At the time of writing, Easy On Me is still the Number 1 song in America, while Ed Sheeran's Equals has topped the Billboard 200 - the first time two British acts have held the Number 1 song and album in the US since the 80s. Dua Lipa's Levitating also recently broke a long-held record for the most amount of weeks a single by a female artist has spent in the Top 10, while Glass Animals' Heat Waves also became a record-breaker for its long ascent into the upper echelons of the US chart.
Talking to Billboard, Official Charts Company's chief executive Martin Talbot said that "breaking in the U.S. is as important and coveted as ever" for UK acts - a market popular homegrown superstars like Robbie Williams have famously failed to crack in the past.

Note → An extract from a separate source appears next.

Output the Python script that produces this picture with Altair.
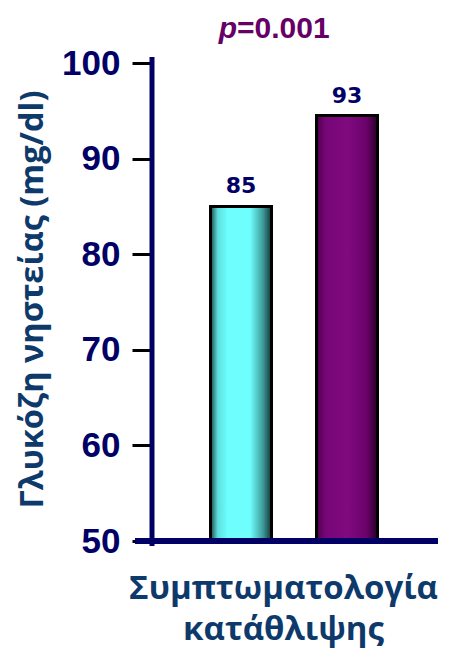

"The international nature of music consumption now means it is a much more competitive international market for musicians," Talbot continues. "In that environment, impacting the global market is harder than ever."
As for what draws US audiences towards Ed and Adele, Talbot classes their draw as "very, very rare artists, whose appeal spans the generations, who are as comfortable creating upbeat tunes as ballads and who have retained their credibility and likeability despite huge success.
"They are both extremely grounded, and come across that way, and seem to remain continually grateful for their success. There is little, if any, sense of arrogance from either of them. And this resonates with fans of all ages."
Meanwhile, back in their home turf of the UK, a battle has been set between Ed and Adele for dominance on the Official Singles Chart this Friday.